The equivalent body in Wales - the Education Workforce Council (EWC) - has told the Scottish government that it took seven years for it to come into being after the Welsh government first consulted on the idea.

It follows warnings by the GTCS that the government’s plans to set up the new body could cost up to £7 million - money it argues would be “much better used to support front-line services that deliver learning and teaching”.

Delivering education

In a response to a government consultation on the plans, the EWC in Wales says: “The transition from Welsh government consulting on establishing the Education Workforce Council, developing legislation, opening the new body and registering and regulating the wider workforce has taken seven years in total.”

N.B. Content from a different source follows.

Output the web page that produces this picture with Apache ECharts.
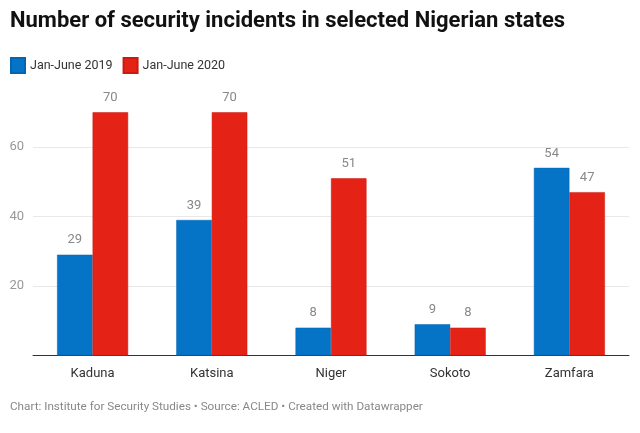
<!DOCTYPE html>
<html><head><meta charset="utf-8">
<script src="https://cdn.jsdelivr.net/npm/echarts@6/dist/echarts.min.js"></script>
<style>html,body{margin:0;padding:0;background:#fff}#c{width:640px;height:433px}</style>
</head><body><div id="c"></div>
<script>
const categories = ['Kaduna', 'Katsina', 'Niger', 'Sokoto', 'Zamfara'];
const series2019 = [29, 39, 8, 9, 54];
const series2020 = [70, 70, 51, 8, 47];
const seriesNames = ['Jan-June 2019', 'Jan-June 2020'];
const yTicks = [0, 20, 40, 60, 80];

const chart = echarts.init(document.getElementById('c'));
const labelStyle = { show: true, position: 'top', distance: 8, color: '#888', fontSize: 13, fontFamily: 'Roboto' };
chart.setOption({
  backgroundColor: '#fff',
  animation: false,
  title: {
    text: 'Number of security incidents in selected Nigerian states',
    left: 10, top: 10, padding: 0,
    textStyle: { fontFamily: 'Roboto', fontWeight: 'bold', fontSize: 22, color: '#111' }
  },
  legend: {
    left: 10, top: 57, padding: 0, icon: 'rect', itemWidth: 14, itemHeight: 15, itemGap: 10,
    textStyle: { fontFamily: 'Roboto', fontSize: 12.5, color: '#333' },
    data: seriesNames
  },
  graphic: [{
    type: 'text', left: 10, top: 401,
    style: { text: 'Chart: Institute for Security Studies • Source: ACLED • Created with Datawrapper', fill: '#888', font: '11.7px Roboto' }
  }],
  grid: { left: 33, right: 11, top: 77.5, bottom: 77.5 },
  xAxis: {
    type: 'category', data: categories,
    axisLine: { lineStyle: { color: '#333', width: 1 } },
    axisTick: { show: false },
    axisLabel: { color: '#333', fontSize: 13, fontFamily: 'Roboto', margin: 12 }
  },
  yAxis: {
    type: 'value', min: yTicks[0], max: yTicks[yTicks.length - 1], interval: 20,
    axisLine: { show: false }, axisTick: { show: false },
    axisLabel: { color: '#999', fontSize: 13, fontFamily: 'Roboto', margin: 9,
      formatter: v => (v === 0 || v === 80) ? '' : String(v) },
    splitLine: { lineStyle: { color: ['transparent', '#e8e8e8', '#e8e8e8', '#e8e8e8', 'transparent'] } }
  },
  series: [
    { name: seriesNames[0], type: 'bar', data: series2019, barWidth: 35.5, barGap: '0%',
      itemStyle: { color: '#0573c6', borderColor: '#0366b0', borderWidth: 0.5 }, label: labelStyle },
    { name: seriesNames[1], type: 'bar', data: series2020, barWidth: 35.5,
      itemStyle: { color: '#e52216', borderColor: '#cc1a10', borderWidth: 0.5 }, label: labelStyle }
  ]
});
</script></body></html>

The consultation concerns the law that the government intends to introduce to give headteachers more power - the Education (Scotland) Bill.

Other responses have called for teachers to be able to deliver subjects outside their specialism and warned that if headteachers are given greater powers, exclusions could rise.

The EWC also warns against the use of the word “workforce” in the title of the new body, saying it “has connotations of production lines” and could be perceived as “de-professionalising teachers and others involved in education”.

Workforce warning

This warning comes despite the fact the EWC has “workforce” in its own title - but the Welsh regulator says it “argued strongly for the inclusion of ‘professions’ or ‘professionals’, rather than ‘workforce’”.

Scottish teaching unions argue replacing the GTCS with a workforce council risks putting years of progress on teacher professionalism into reverse.

The GTCS has taken a lead role in teacher professional development but there are concerns that a workforce council would simply be a regulator.

The EWC’s response adds: “Current registrants with GTCS - and potential registrants with any new body - are by definition ‘knowledge workers’ it seems odd and anachronistic to use terminology with connotations of production lines.

“Moreover, we note that the consultation document uses ‘professionals’, it seems odd, therefore, to choose a different catch-all in the title of the new body.”

The Scottish government has been approached for a comment.